United States

Structuring deals in the era of TCJA and BEPS


In 2015, Seattle-based Starbucks paid nearly as much corporation tax in 2015 as they did during their first 14 years in the UK. The tax settlement of £8.1m was a result of enhanced scrutiny of a complex tax strategy which Starbucks employed. As a result of the Starbucks tax investigation, and reports of tax avoidance schemes by other multinational corporations, the OECD, under instructions from the United Nations, published the Base Erosion and Profit Shifting (BEPS) Action Items in October 2015.

The OECD BEPS Action Items are designed to avoid multinational companies gaming one jurisdiction against another. Following the issuance of the BEPS guidance, various taxing authorities adopted some or all of the Action Items. As a result, it became more difficult for multinational entities to employ tax avoidance techniques.

Strategic and financial buyers have generally completed tax due diligence prior to acquisition. It’s common for buyers to employ advisors such as RSM to kick the tires of a company before a purchase. The purpose of due diligence is to advise potential buyers of any significant historic tax issues relating to a potential acquisition target. Legislation relating to the BEP Action Items has resulted in expanded tax due diligence engagements.

At the end of 2017, the Tax Cut Jobs Act (TCJA) was enacted. As part of TCJA, the taxation of U.S. multinationals generating earnings overseas was changed significantly. The TCJA implemented a transition tax on non-US earnings accumulated prior to the effective date of the TCJA provisions. The transition tax resulted in tax being paid on previously untaxed non-US earnings at a reduced rate of 15.5 percent on cash and cash equivalents and eight percent on other assets. Prior to 2018, these non-US earning were generally not subject to U.S. taxes until distributed to the U.S.

Currently, US multinational entities are seeing a significant portion their non-US earnings being subject to US taxation under the Global Intangible Low Taxed Income (GILTI) Provisions. These provisions were enacted as part of the TCJA.

The changes in U.S. tax law, combined with the BEPS provisions, have resulted in many multinational entities struggling to determine a tax advantageous acquisition structure and strategy.

Deal structuring has now become even more paramount. Multinationals often seek guidance regarding structuring before tax due diligence has begun.

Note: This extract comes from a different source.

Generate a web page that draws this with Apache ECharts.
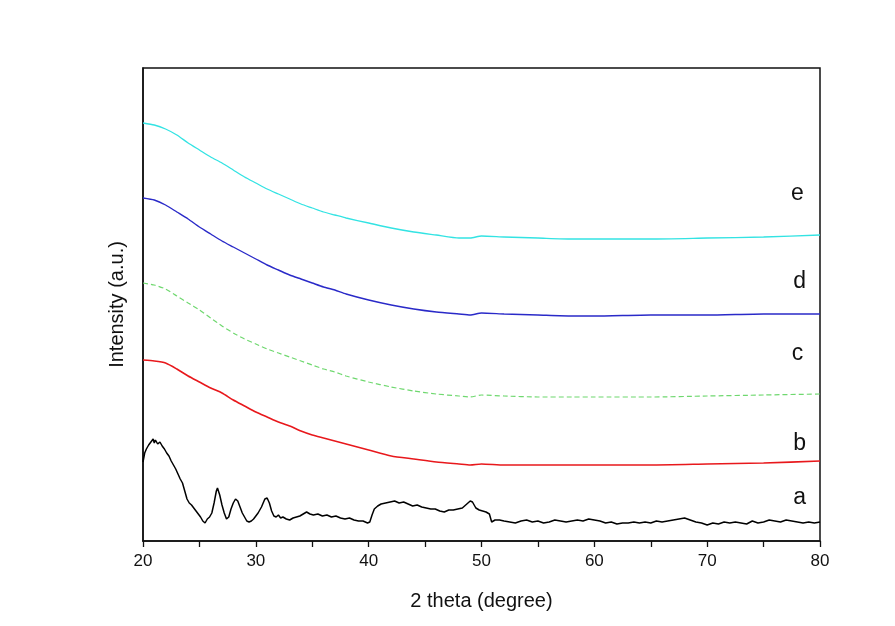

Among the issues which need to be addressed are: opportunities to step-up the basis of assets acquired; allocating acquisition debt to various jurisdictions; the transfer pricing methodology to employ; and, how to adequately remit and redeploy available cash. In addition, a financial buyer needs to consider how to ultimately sell the target in a tax advantageous manner.

While BEPS and TCJA do not necessarily conflict, buyers need to be mindful of the requirements in various taxing jurisdictions.

Previously, U.S. financial buyers often structured transactions to avoid the US controlled foreign corporation provisions. However, post TCJA, the enhanced attribution provisions have resulted in many more non-US corporations being subject to the controlled foreign corporation provisions. As a result, more U.S. financial buyers are utilizing blocked structures where both the US and non-US operations are conducted through corporate entities. This is due in part to the ability of US Corporations to receive a 50 percent deduction under the GILTI provisions. In addition, US corporations may be able to reduce or eliminate the GITI tax through utilization of foreign tax credits. However, there is no cookie cutter approach to tax structuring and many factors need to be considered.

Potential buyers need to be mindful of the challenging global tax environment in which competing taxing authorities are seeking enhanced tax revenue. Delays in addressing the tax implications of a potential transaction can lead to unacceptable tax leakage. Potential buyers should have both their financial and tax structuring and due diligence teams at the table at the start of an engagement rather than waiting to consider the tax implications of a proposed transaction.